→ Challenge: The data below should be printed in full, exactly, and without any of its images.

→ Input material:
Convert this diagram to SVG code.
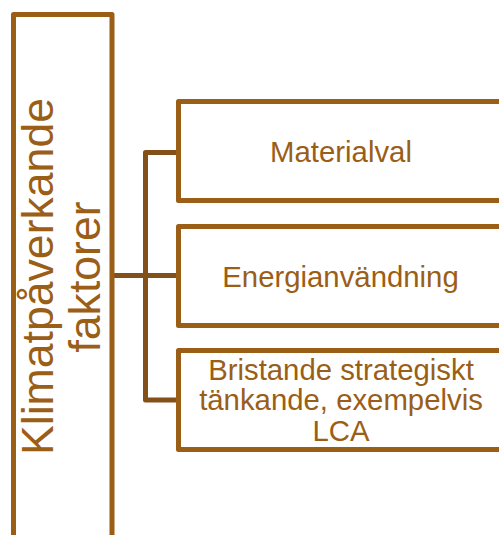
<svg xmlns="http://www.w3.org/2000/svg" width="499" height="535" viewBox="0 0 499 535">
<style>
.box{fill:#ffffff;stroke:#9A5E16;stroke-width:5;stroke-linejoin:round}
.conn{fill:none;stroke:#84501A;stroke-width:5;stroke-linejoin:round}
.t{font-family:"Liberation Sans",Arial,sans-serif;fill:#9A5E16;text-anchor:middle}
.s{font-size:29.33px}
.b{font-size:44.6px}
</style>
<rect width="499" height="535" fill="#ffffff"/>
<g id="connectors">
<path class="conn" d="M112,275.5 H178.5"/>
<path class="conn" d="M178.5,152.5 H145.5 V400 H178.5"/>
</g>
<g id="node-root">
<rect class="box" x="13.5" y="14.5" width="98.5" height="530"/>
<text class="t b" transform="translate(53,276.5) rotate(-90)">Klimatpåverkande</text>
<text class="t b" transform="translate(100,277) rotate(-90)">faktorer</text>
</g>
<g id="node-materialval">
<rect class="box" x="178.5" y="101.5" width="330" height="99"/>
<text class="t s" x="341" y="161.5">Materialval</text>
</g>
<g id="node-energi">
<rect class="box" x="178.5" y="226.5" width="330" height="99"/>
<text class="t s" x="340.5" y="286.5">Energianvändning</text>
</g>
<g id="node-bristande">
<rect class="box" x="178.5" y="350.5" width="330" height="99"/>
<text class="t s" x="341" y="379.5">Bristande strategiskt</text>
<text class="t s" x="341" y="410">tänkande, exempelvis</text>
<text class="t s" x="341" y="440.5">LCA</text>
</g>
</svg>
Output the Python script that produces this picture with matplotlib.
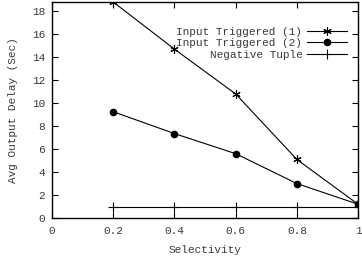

→ Exercise response:
Convert this diagram to SVG code.
<svg xmlns="http://www.w3.org/2000/svg" width="499" height="535" viewBox="0 0 499 535">
<style>
.box{fill:#ffffff;stroke:#9A5E16;stroke-width:5;stroke-linejoin:round}
.conn{fill:none;stroke:#84501A;stroke-width:5;stroke-linejoin:round}
.t{font-family:"Liberation Sans",Arial,sans-serif;fill:#9A5E16;text-anchor:middle}
.s{font-size:29.33px}
.b{font-size:44.6px}
</style>
<rect width="499" height="535" fill="#ffffff"/>
<g id="connectors">
<path class="conn" d="M112,275.5 H178.5"/>
<path class="conn" d="M178.5,152.5 H145.5 V400 H178.5"/>
</g>
<g id="node-root">
<rect class="box" x="13.5" y="14.5" width="98.5" height="530"/>
<text class="t b" transform="translate(53,276.5) rotate(-90)">Klimatpåverkande</text>
<text class="t b" transform="translate(100,277) rotate(-90)">faktorer</text>
</g>
<g id="node-materialval">
<rect class="box" x="178.5" y="101.5" width="330" height="99"/>
<text class="t s" x="341" y="161.5">Materialval</text>
</g>
<g id="node-energi">
<rect class="box" x="178.5" y="226.5" width="330" height="99"/>
<text class="t s" x="340.5" y="286.5">Energianvändning</text>
</g>
<g id="node-bristande">
<rect class="box" x="178.5" y="350.5" width="330" height="99"/>
<text class="t s" x="341" y="379.5">Bristande strategiskt</text>
<text class="t s" x="341" y="410">tänkande, exempelvis</text>
<text class="t s" x="341" y="440.5">LCA</text>
</g>
</svg>
Output the Python script that produces this picture with matplotlib.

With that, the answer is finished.